El hervidor se apagó. Angarrack vertió el agua en las tazas, removió el líquido y dijo:

– Aquí tienes, colega. -Aquello hizo que Jago Reeth se uniera a ellos. Sorbió el café.

– ¿Cómo se sintió al respecto? -preguntó Bea a Angarrack-. De su relación.

Observó que Jago miraba a Lew atentamente. «Interesante», pensó, y grabó en su mente el nombre de los dos tipos.

– ¿La verdad? No me gustaba. Madlyn se desconcentró. Antes tenía un objetivo: los nacionales, competiciones internacionales. Después de conocer a Santo, todo eso desapareció. Todavía veía más allá de sus narices, pero no veía ni un centímetro más allá de Santo Kerne.

– El primer amor -comentó Jago-. Es brutal.

– Los dos eran demasiado jóvenes -continuó Angarrack-. No tenían ni diecisiete años cuando se conocieron y no sé qué edad tendrían cuando comenzaron a… -Hizo un gesto con la mano para indicar que debían completar ellos la frase.

– Se convirtieron en amantes -infirió Bea.

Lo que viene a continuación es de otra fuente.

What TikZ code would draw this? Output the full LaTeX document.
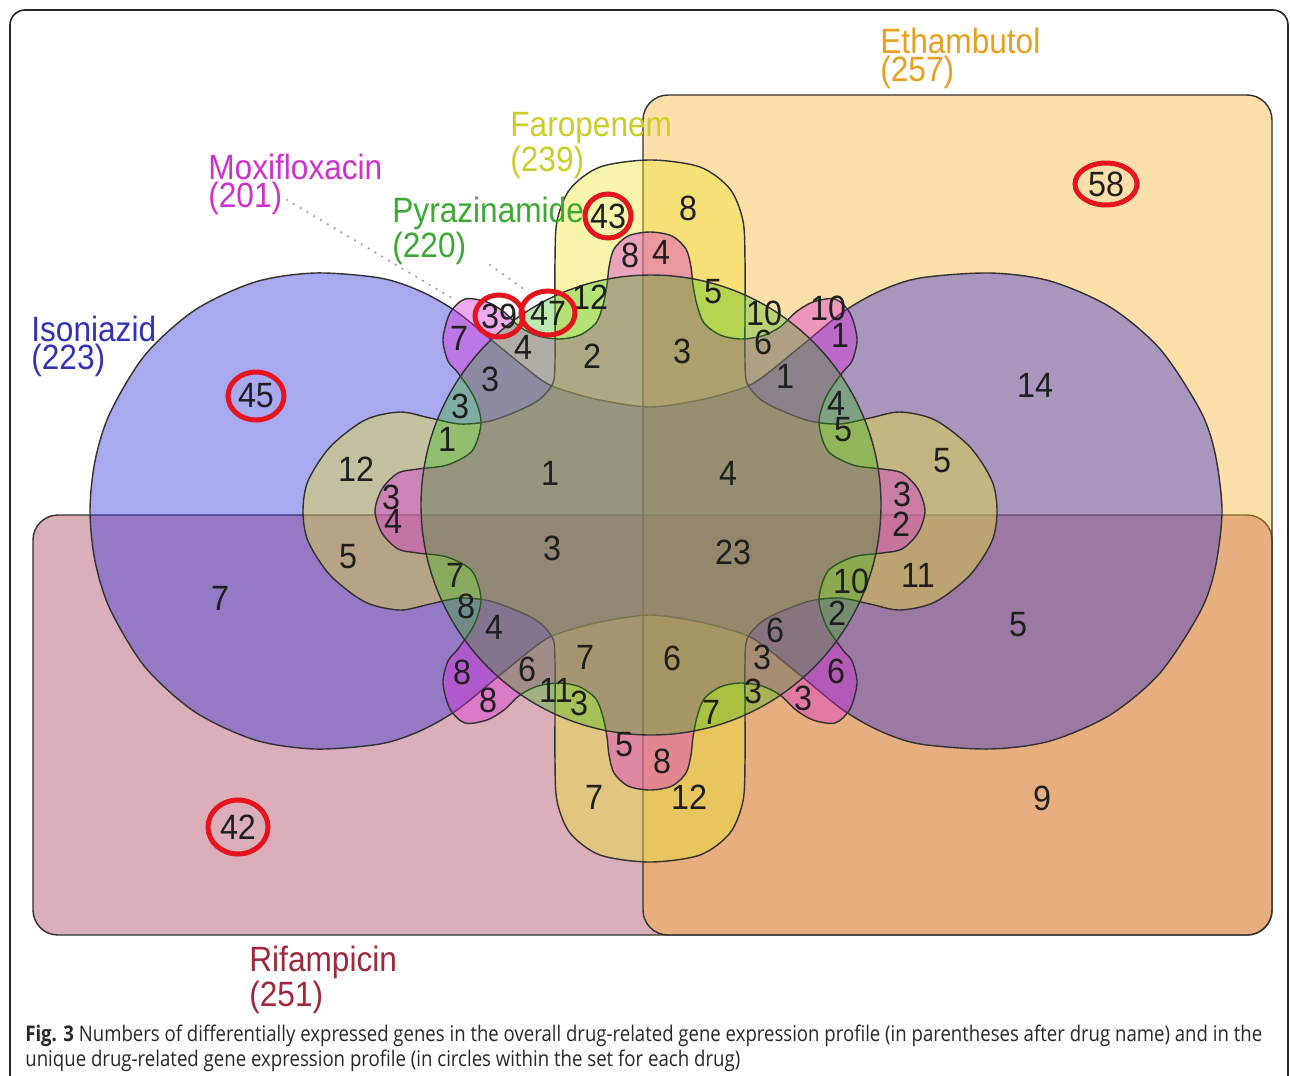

– A esa edad no es amor -le dijo Angarrack-. Para los chicos no lo es. Pero ¿para ella? Los ojos le hacían chiribitas y estaba atontada. Santo por aquí, Santo por allá. Ojalá hubiera podido hacer algo para impedirlo.

– Así es la vida, Lew. -Jago se recostó en el marco de la puerta del cuarto de estratificación con la taza en la mano.

– No le prohibí que le viera -prosiguió Angarrack-. ¿Qué sentido habría tenido? Pero le dije que tuviera cuidado.

– ¿Con qué?

– Con lo obvio. Ya era bastante malo que hubiera dejado la competición. Aún peor sería que llegara embarazada, o peor que eso.

– ¿Peor?

– Con alguna enfermedad.

– Ah. Parece que piensa que el chico era promiscuo.

– No sabía cómo coño era. Y no quería tener que averiguarlo porque Madlyn se hubiera metido en algún lío, cualquier lío. Así que la advertí y luego lo dejé estar. -Angarrack todavía no había cogido su taza, pero lo hizo ahora y bebió un sorbo-. Seguramente ése fue mi error.

– ¿Porqué?¿Acaso…?

– Lo habría superado antes cuando la historia terminó. En realidad, no lo ha superado.

– Me atrevería a decir que ahora lo hará -dijo Bea.

Los dos hombres intercambiaron una mirada rápida, casi furtiva. Bea lo vio y grabó en su mente ese gesto.

– Hemos encontrado el diseño para una camiseta de LiquidEarth en el ordenador de Santo -dijo la inspectora. El agente McNulty sacó el dibujo y lo entregó al perfilador de tablas de surf-. ¿Se lo pidió usted?